Core samples will also be taken from the roof to ensure that water-saturated areas are replaced (Canales said replacement would be done by a local company). Thermal imaging will be done to identify heat loss from damaged insulation. 
"Thermal imaging will give us a great look at what is happening with the roof and make sure that we have a roof that is working properly," Canales said. "Our priorities right now are to establish a watertight seal for the remainder of the winter season."
In response to questions, he said the original contractor will be completing the work but that notifying the bond company of default will have a deleterious effect the firm's ability to get other work. 
The mayor and Canales said the city should not have to bear any further cost because the contractor is in default. Bernard to decline further discussion on costs or legal fees because it will be part of the negotiations with the attorneys. 

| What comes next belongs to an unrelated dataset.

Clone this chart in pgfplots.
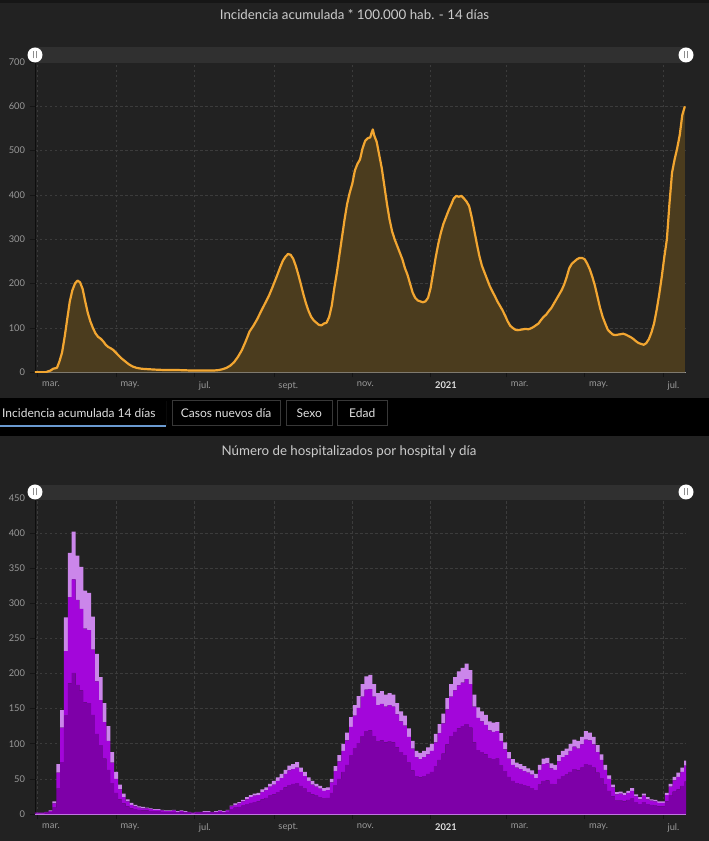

Canales affirmed that the roofer was certified by the state's Division of Capital Asset Management, as required by law, and that there were no "red flags" in checking qualifications for what was expected to be an quick and easy project. Bradley Architects of Pittsfield was doing several site visits a week; when it became apparent there were problems, local contractor Foster Lewis was assigned as clerk of the works and began daily reviews. 
"I want to be I want to be really clear that Mike Canales has been the sober voice of reason in this project and has reined in my extreme frustration," the mayor said. "So the questions you're asking, the frustrations that you're bringing to the table are things that I have been working through from the time that this started to go off the rails."